Read the data and repeat it in full, exactly.

◇ ◇ ◇ ◇

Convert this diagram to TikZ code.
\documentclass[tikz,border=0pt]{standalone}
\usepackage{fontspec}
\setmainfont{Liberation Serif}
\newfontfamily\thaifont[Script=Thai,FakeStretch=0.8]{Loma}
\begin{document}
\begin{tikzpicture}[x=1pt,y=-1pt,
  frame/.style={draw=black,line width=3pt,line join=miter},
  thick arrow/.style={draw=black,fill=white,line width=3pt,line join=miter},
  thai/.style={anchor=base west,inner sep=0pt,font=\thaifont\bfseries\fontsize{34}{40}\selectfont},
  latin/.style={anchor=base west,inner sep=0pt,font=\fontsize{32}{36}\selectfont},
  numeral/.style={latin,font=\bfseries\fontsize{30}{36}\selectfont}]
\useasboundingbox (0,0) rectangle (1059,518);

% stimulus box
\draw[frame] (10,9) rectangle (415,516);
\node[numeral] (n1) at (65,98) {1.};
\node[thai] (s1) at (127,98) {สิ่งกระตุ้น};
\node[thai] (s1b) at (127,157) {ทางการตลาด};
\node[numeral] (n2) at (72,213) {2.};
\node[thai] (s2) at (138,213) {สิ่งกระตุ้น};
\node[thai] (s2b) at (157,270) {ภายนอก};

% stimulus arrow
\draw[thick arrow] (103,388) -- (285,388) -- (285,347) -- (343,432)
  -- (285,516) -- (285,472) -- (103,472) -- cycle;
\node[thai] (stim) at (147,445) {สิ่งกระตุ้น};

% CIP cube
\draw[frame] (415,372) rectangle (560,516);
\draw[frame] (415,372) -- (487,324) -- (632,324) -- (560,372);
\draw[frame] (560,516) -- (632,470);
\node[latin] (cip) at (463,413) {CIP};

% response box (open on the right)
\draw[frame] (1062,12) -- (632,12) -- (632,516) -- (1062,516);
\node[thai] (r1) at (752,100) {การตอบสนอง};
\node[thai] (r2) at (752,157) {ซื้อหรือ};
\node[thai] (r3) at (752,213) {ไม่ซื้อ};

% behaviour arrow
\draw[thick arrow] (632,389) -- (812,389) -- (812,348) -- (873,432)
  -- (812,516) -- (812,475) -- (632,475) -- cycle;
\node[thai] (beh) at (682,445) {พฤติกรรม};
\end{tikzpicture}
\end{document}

◇ ◇ ◇ ◇

- _RESPONSE FOR THIS EXERCISE_:
Convert this diagram to TikZ code.
\documentclass[tikz,border=0pt]{standalone}
\usepackage{fontspec}
\setmainfont{Liberation Serif}
\newfontfamily\thaifont[Script=Thai,FakeStretch=0.8]{Loma}
\begin{document}
\begin{tikzpicture}[x=1pt,y=-1pt,
  frame/.style={draw=black,line width=3pt,line join=miter},
  thick arrow/.style={draw=black,fill=white,line width=3pt,line join=miter},
  thai/.style={anchor=base west,inner sep=0pt,font=\thaifont\bfseries\fontsize{34}{40}\selectfont},
  latin/.style={anchor=base west,inner sep=0pt,font=\fontsize{32}{36}\selectfont},
  numeral/.style={latin,font=\bfseries\fontsize{30}{36}\selectfont}]
\useasboundingbox (0,0) rectangle (1059,518);

% stimulus box
\draw[frame] (10,9) rectangle (415,516);
\node[numeral] (n1) at (65,98) {1.};
\node[thai] (s1) at (127,98) {สิ่งกระตุ้น};
\node[thai] (s1b) at (127,157) {ทางการตลาด};
\node[numeral] (n2) at (72,213) {2.};
\node[thai] (s2) at (138,213) {สิ่งกระตุ้น};
\node[thai] (s2b) at (157,270) {ภายนอก};

% stimulus arrow
\draw[thick arrow] (103,388) -- (285,388) -- (285,347) -- (343,432)
  -- (285,516) -- (285,472) -- (103,472) -- cycle;
\node[thai] (stim) at (147,445) {สิ่งกระตุ้น};

% CIP cube
\draw[frame] (415,372) rectangle (560,516);
\draw[frame] (415,372) -- (487,324) -- (632,324) -- (560,372);
\draw[frame] (560,516) -- (632,470);
\node[latin] (cip) at (463,413) {CIP};

% response box (open on the right)
\draw[frame] (1062,12) -- (632,12) -- (632,516) -- (1062,516);
\node[thai] (r1) at (752,100) {การตอบสนอง};
\node[thai] (r2) at (752,157) {ซื้อหรือ};
\node[thai] (r3) at (752,213) {ไม่ซื้อ};

% behaviour arrow
\draw[thick arrow] (632,389) -- (812,389) -- (812,348) -- (873,432)
  -- (812,516) -- (812,475) -- (632,475) -- cycle;
\node[thai] (beh) at (682,445) {พฤติกรรม};
\end{tikzpicture}
\end{document}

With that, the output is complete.